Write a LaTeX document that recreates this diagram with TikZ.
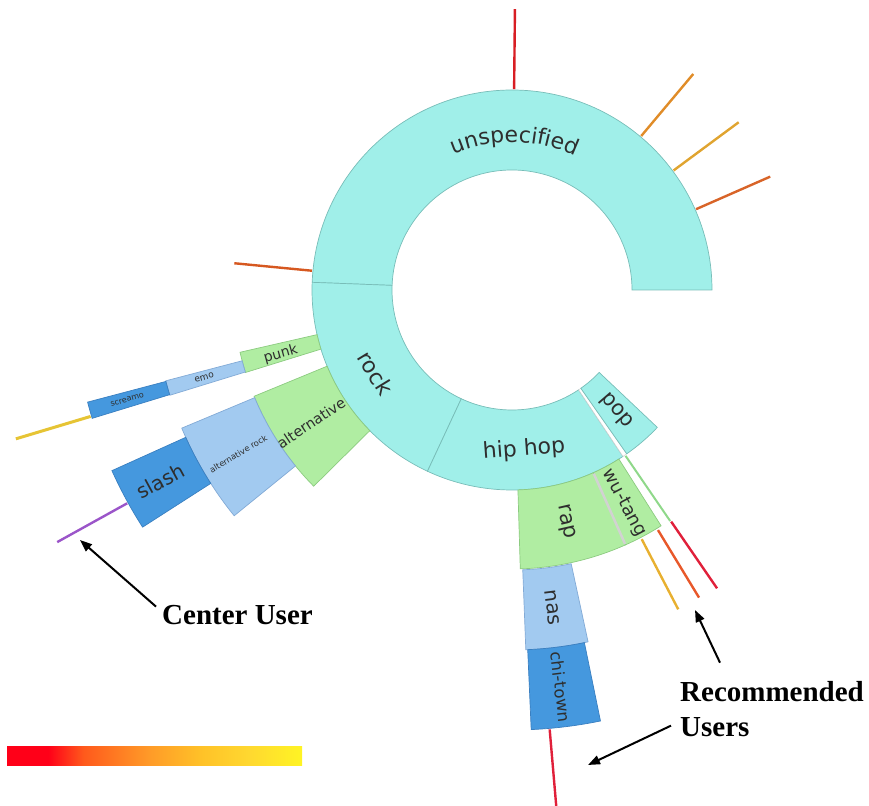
\documentclass[tikz,border=0pt]{standalone}
\usepackage{fontspec}
\newfontfamily\lblfont{DejaVu Sans}
\newfontfamily\annfont{Liberation Serif}
\usetikzlibrary{arrows.meta,decorations.text,calc}
\definecolor{cyanF}{HTML}{A0EFE9}
\definecolor{cyanD}{HTML}{78BDB8}
\definecolor{greenF}{HTML}{B0EDA2}
\definecolor{greenD}{HTML}{8CCB80}
\definecolor{lblueF}{HTML}{A2CAF0}
\definecolor{lblueD}{HTML}{82AAD6}
\definecolor{dblueF}{HTML}{4598DE}
\definecolor{dblueD}{HTML}{3A7FC0}
\definecolor{lblc}{HTML}{2E2E2E}
\definecolor{uRed}{HTML}{D81E24}
\definecolor{uOrange}{HTML}{E08C28}
\definecolor{uAmber}{HTML}{E0A430}
\definecolor{uRust}{HTML}{D86428}
\definecolor{uBrick}{HTML}{D65820}
\definecolor{uYellow}{HTML}{E6C434}
\definecolor{uPurple}{HTML}{9B55C9}
\definecolor{uGold}{HTML}{E8B030}
\definecolor{uVermil}{HTML}{E8582A}
\definecolor{uCrimson}{HTML}{E0203A}
\definecolor{gLine}{HTML}{8FD88A}
\definecolor{heatR}{HTML}{FF0018}
\definecolor{heatO1}{HTML}{FF5A1C}
\definecolor{heatO2}{HTML}{FF9A28}
\definecolor{heatA}{HTML}{FFC228}
\definecolor{heatY1}{HTML}{FFD830}
\definecolor{heatY}{HTML}{FFF424}
\pgfdeclarehorizontalshading{heatbar}{100bp}{color(0bp)=(heatR); color(25bp)=(heatR); color(32bp)=(heatR); color(38bp)=(heatO1); color(49bp)=(heatO2); color(58bp)=(heatA); color(66bp)=(heatY1); color(75bp)=(heatY); color(100bp)=(heatY)}
\newcommand{\mysector}[5]{\path[#5] (#1:#3pt) -- (#1:#4pt) arc[start angle=#1,end angle=#2,radius=#4pt] -- (#2:#3pt) arc[start angle=#2,end angle=#1,radius=#3pt] -- cycle;}
\newcommand{\unspecfont}{\lblfont\fontsize{22}{22}\selectfont}
\newcommand{\lf}[1]{\lblfont\fontsize{#1}{#1}\selectfont}
\begin{document}
\begin{tikzpicture}[x=1pt,y=1pt,
  cyanS/.style={fill=cyanF,draw=cyanD,line width=0.7pt},
  greenS/.style={fill=greenF,draw=greenD,line width=0.7pt},
  lblueS/.style={fill=lblueF,draw=lblueD,line width=0.7pt},
  dblueS/.style={fill=dblueF,draw=dblueD,line width=0.7pt},
  lbl/.style={text=lblc,inner sep=0pt},
  userline/.style={line width=2.4pt},
  arr/.style={line width=2pt,-{Triangle[length=12pt,width=9pt]}},
  ann/.style={font=\annfont\bfseries\fontsize{29}{34}\selectfont,inner sep=1pt,align=left}]
\useasboundingbox (0,0) rectangle (869,805);
\begin{scope}[shift={(512,515)}]
  % ring 1
  \mysector{0}{177.8}{120}{200}{cyanS}
  \mysector{177.8}{245}{120}{200}{cyanS}
  \mysector{245}{303.7}{120}{200}{cyanS}
  \mysector{303.7}{305.0}{120}{200}{fill=white,draw=gray!35,line width=0.5pt}
  \mysector{305.0}{316.6}{120}{200}{cyanS}
  % ring 2
  \mysector{192.9}{197.2}{200}{279}{greenS}
  \mysector{202.4}{224.7}{200}{279}{greenS}
  \mysector{271.7}{294}{200}{279}{greenS}
  \mysector{294}{302.3}{200}{279}{greenS}
  \draw[line width=2.5pt,color=gray!35] (294:201pt) -- (294:278pt);
  \draw[line width=2pt,color=gLine] (304.4:201pt) -- (304.4:280pt);
  % ring 3
  \mysector{194.7}{197.1}{279}{358}{lblueS}
  \mysector{202.7}{219.1}{279}{358}{lblueS}
  \mysector{272.2}{282.2}{280}{360}{lblueS}
  % ring 4
  \mysector{194.8}{197.0}{358}{439}{dblueS}
  \mysector{204.3}{212.7}{358}{439}{dblueS}
  \mysector{272.5}{281.6}{360}{440}{dblueS}
  % user lines
  \draw[userline,uRed] (89.4:201pt) -- (89.4:281pt);
  \draw[userline,uOrange] (50:201pt) -- (50:282pt);
  \draw[userline,uAmber] (36.5:201pt) -- (36.5:282pt);
  \draw[userline,uRust] (23.7:201pt) -- (23.7:282pt);
  \draw[userline,uBrick] (174.5:201pt) -- (174.5:279pt);
  \draw[userline,uYellow,line width=3pt] (196.7:440pt) -- (196.7:518pt);
  \draw[userline,uPurple] (209:440pt) -- (209:520pt);
  \draw[userline,uGold] (297.5:281pt) -- (297.5:360pt);
  \draw[userline,uVermil] (301.3:281pt) -- (301.3:360pt);
  \draw[userline,uCrimson] (304.5:281pt) -- (304.5:362pt);
  \draw[userline,uCrimson] (274.9:441pt) -- (274.9:530pt);
  % labels
  \path[decorate,decoration={text along path,text={|\unspecfont|unspecified},text align=center,text color=lblc}]
    (121:148pt) arc[start angle=121,end angle=57,radius=148pt];
  \node[lbl,font=\lf{22},rotate=-58.6] (rockL) at (211.4:160pt) {rock};
  \node[lbl,font=\lf{22},rotate=4.3] (hiphopL) at (274.3:160pt) {hip hop};
  \node[lbl,font=\lf{21},rotate=-49.2] (popL) at (310.8:160pt) {pop};
  \node[lbl,font=\lf{14.5},rotate=33.5] (altL) at (213.5:241pt) {alternative};
  \node[lbl,font=\lf{14},rotate=15.5] (punkL) at (195.5:240pt) {punk};
  \node[lbl,font=\lf{21},rotate=-77] (rapL) at (283:238pt) {rap};
  \node[lbl,font=\lf{18},rotate=-62] (wutangL) at (297.7:241pt) {wu-tang};
  \node[lbl,font=\lf{8.3},rotate=30.9] (altrockL) at (210.9:319pt) {alternative rock};
  \node[lbl,font=\lf{9},rotate=15.9] (emoL) at (195.9:320pt) {emo};
  \node[lbl,font=\lf{20},rotate=-82.8] (nasL) at (277.2:320pt) {nas};
  \node[lbl,font=\lf{20},rotate=28.5] (slashL) at (208.5:400pt) {slash};
  \node[lbl,font=\lf{8},rotate=15.9] (screamoL) at (195.9:400pt) {screamo};
  \node[lbl,font=\lf{16.5},rotate=-83] (chitownL) at (277:400pt) {chi-town};
\end{scope}
% colour bar
\shade[shading=heatbar] (7,39) rectangle (302,58);
% annotations
\node[ann,anchor=base west] (cu) at (161,180) {Center User};
\coordinate (cuTip) at (80,265);
\draw[arr] ([xshift=-5pt,yshift=-2pt]cu.north west) -- (cuTip);
\node[ann,anchor=base west] (rec1) at (679,103) {Recommended};
\node[ann,anchor=base west] (rec2) at (679,68) {Users};
\coordinate (recTip1) at (695,195);
\coordinate (recTip2) at (588,40);
\draw[arr] ([xshift=41pt,yshift=18pt]rec1.north west) -- (recTip1);
\draw[arr] ([xshift=-8pt,yshift=2pt]rec2.west) -- (recTip2);
\end{tikzpicture}
\end{document}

▶ [Stated exercise]: Every line of the data above should be quoted exactly. Omit the pictures.

▶ [Exercise output]:
Write a LaTeX document that recreates this diagram with TikZ.
\documentclass[tikz,border=0pt]{standalone}
\usepackage{fontspec}
\newfontfamily\lblfont{DejaVu Sans}
\newfontfamily\annfont{Liberation Serif}
\usetikzlibrary{arrows.meta,decorations.text,calc}
\definecolor{cyanF}{HTML}{A0EFE9}
\definecolor{cyanD}{HTML}{78BDB8}
\definecolor{greenF}{HTML}{B0EDA2}
\definecolor{greenD}{HTML}{8CCB80}
\definecolor{lblueF}{HTML}{A2CAF0}
\definecolor{lblueD}{HTML}{82AAD6}
\definecolor{dblueF}{HTML}{4598DE}
\definecolor{dblueD}{HTML}{3A7FC0}
\definecolor{lblc}{HTML}{2E2E2E}
\definecolor{uRed}{HTML}{D81E24}
\definecolor{uOrange}{HTML}{E08C28}
\definecolor{uAmber}{HTML}{E0A430}
\definecolor{uRust}{HTML}{D86428}
\definecolor{uBrick}{HTML}{D65820}
\definecolor{uYellow}{HTML}{E6C434}
\definecolor{uPurple}{HTML}{9B55C9}
\definecolor{uGold}{HTML}{E8B030}
\definecolor{uVermil}{HTML}{E8582A}
\definecolor{uCrimson}{HTML}{E0203A}
\definecolor{gLine}{HTML}{8FD88A}
\definecolor{heatR}{HTML}{FF0018}
\definecolor{heatO1}{HTML}{FF5A1C}
\definecolor{heatO2}{HTML}{FF9A28}
\definecolor{heatA}{HTML}{FFC228}
\definecolor{heatY1}{HTML}{FFD830}
\definecolor{heatY}{HTML}{FFF424}
\pgfdeclarehorizontalshading{heatbar}{100bp}{color(0bp)=(heatR); color(25bp)=(heatR); color(32bp)=(heatR); color(38bp)=(heatO1); color(49bp)=(heatO2); color(58bp)=(heatA); color(66bp)=(heatY1); color(75bp)=(heatY); color(100bp)=(heatY)}
\newcommand{\mysector}[5]{\path[#5] (#1:#3pt) -- (#1:#4pt) arc[start angle=#1,end angle=#2,radius=#4pt] -- (#2:#3pt) arc[start angle=#2,end angle=#1,radius=#3pt] -- cycle;}
\newcommand{\unspecfont}{\lblfont\fontsize{22}{22}\selectfont}
\newcommand{\lf}[1]{\lblfont\fontsize{#1}{#1}\selectfont}
\begin{document}
\begin{tikzpicture}[x=1pt,y=1pt,
  cyanS/.style={fill=cyanF,draw=cyanD,line width=0.7pt},
  greenS/.style={fill=greenF,draw=greenD,line width=0.7pt},
  lblueS/.style={fill=lblueF,draw=lblueD,line width=0.7pt},
  dblueS/.style={fill=dblueF,draw=dblueD,line width=0.7pt},
  lbl/.style={text=lblc,inner sep=0pt},
  userline/.style={line width=2.4pt},
  arr/.style={line width=2pt,-{Triangle[length=12pt,width=9pt]}},
  ann/.style={font=\annfont\bfseries\fontsize{29}{34}\selectfont,inner sep=1pt,align=left}]
\useasboundingbox (0,0) rectangle (869,805);
\begin{scope}[shift={(512,515)}]
  % ring 1
  \mysector{0}{177.8}{120}{200}{cyanS}
  \mysector{177.8}{245}{120}{200}{cyanS}
  \mysector{245}{303.7}{120}{200}{cyanS}
  \mysector{303.7}{305.0}{120}{200}{fill=white,draw=gray!35,line width=0.5pt}
  \mysector{305.0}{316.6}{120}{200}{cyanS}
  % ring 2
  \mysector{192.9}{197.2}{200}{279}{greenS}
  \mysector{202.4}{224.7}{200}{279}{greenS}
  \mysector{271.7}{294}{200}{279}{greenS}
  \mysector{294}{302.3}{200}{279}{greenS}
  \draw[line width=2.5pt,color=gray!35] (294:201pt) -- (294:278pt);
  \draw[line width=2pt,color=gLine] (304.4:201pt) -- (304.4:280pt);
  % ring 3
  \mysector{194.7}{197.1}{279}{358}{lblueS}
  \mysector{202.7}{219.1}{279}{358}{lblueS}
  \mysector{272.2}{282.2}{280}{360}{lblueS}
  % ring 4
  \mysector{194.8}{197.0}{358}{439}{dblueS}
  \mysector{204.3}{212.7}{358}{439}{dblueS}
  \mysector{272.5}{281.6}{360}{440}{dblueS}
  % user lines
  \draw[userline,uRed] (89.4:201pt) -- (89.4:281pt);
  \draw[userline,uOrange] (50:201pt) -- (50:282pt);
  \draw[userline,uAmber] (36.5:201pt) -- (36.5:282pt);
  \draw[userline,uRust] (23.7:201pt) -- (23.7:282pt);
  \draw[userline,uBrick] (174.5:201pt) -- (174.5:279pt);
  \draw[userline,uYellow,line width=3pt] (196.7:440pt) -- (196.7:518pt);
  \draw[userline,uPurple] (209:440pt) -- (209:520pt);
  \draw[userline,uGold] (297.5:281pt) -- (297.5:360pt);
  \draw[userline,uVermil] (301.3:281pt) -- (301.3:360pt);
  \draw[userline,uCrimson] (304.5:281pt) -- (304.5:362pt);
  \draw[userline,uCrimson] (274.9:441pt) -- (274.9:530pt);
  % labels
  \path[decorate,decoration={text along path,text={|\unspecfont|unspecified},text align=center,text color=lblc}]
    (121:148pt) arc[start angle=121,end angle=57,radius=148pt];
  \node[lbl,font=\lf{22},rotate=-58.6] (rockL) at (211.4:160pt) {rock};
  \node[lbl,font=\lf{22},rotate=4.3] (hiphopL) at (274.3:160pt) {hip hop};
  \node[lbl,font=\lf{21},rotate=-49.2] (popL) at (310.8:160pt) {pop};
  \node[lbl,font=\lf{14.5},rotate=33.5] (altL) at (213.5:241pt) {alternative};
  \node[lbl,font=\lf{14},rotate=15.5] (punkL) at (195.5:240pt) {punk};
  \node[lbl,font=\lf{21},rotate=-77] (rapL) at (283:238pt) {rap};
  \node[lbl,font=\lf{18},rotate=-62] (wutangL) at (297.7:241pt) {wu-tang};
  \node[lbl,font=\lf{8.3},rotate=30.9] (altrockL) at (210.9:319pt) {alternative rock};
  \node[lbl,font=\lf{9},rotate=15.9] (emoL) at (195.9:320pt) {emo};
  \node[lbl,font=\lf{20},rotate=-82.8] (nasL) at (277.2:320pt) {nas};
  \node[lbl,font=\lf{20},rotate=28.5] (slashL) at (208.5:400pt) {slash};
  \node[lbl,font=\lf{8},rotate=15.9] (screamoL) at (195.9:400pt) {screamo};
  \node[lbl,font=\lf{16.5},rotate=-83] (chitownL) at (277:400pt) {chi-town};
\end{scope}
% colour bar
\shade[shading=heatbar] (7,39) rectangle (302,58);
% annotations
\node[ann,anchor=base west] (cu) at (161,180) {Center User};
\coordinate (cuTip) at (80,265);
\draw[arr] ([xshift=-5pt,yshift=-2pt]cu.north west) -- (cuTip);
\node[ann,anchor=base west] (rec1) at (679,103) {Recommended};
\node[ann,anchor=base west] (rec2) at (679,68) {Users};
\coordinate (recTip1) at (695,195);
\coordinate (recTip2) at (588,40);
\draw[arr] ([xshift=41pt,yshift=18pt]rec1.north west) -- (recTip1);
\draw[arr] ([xshift=-8pt,yshift=2pt]rec2.west) -- (recTip2);
\end{tikzpicture}
\end{document}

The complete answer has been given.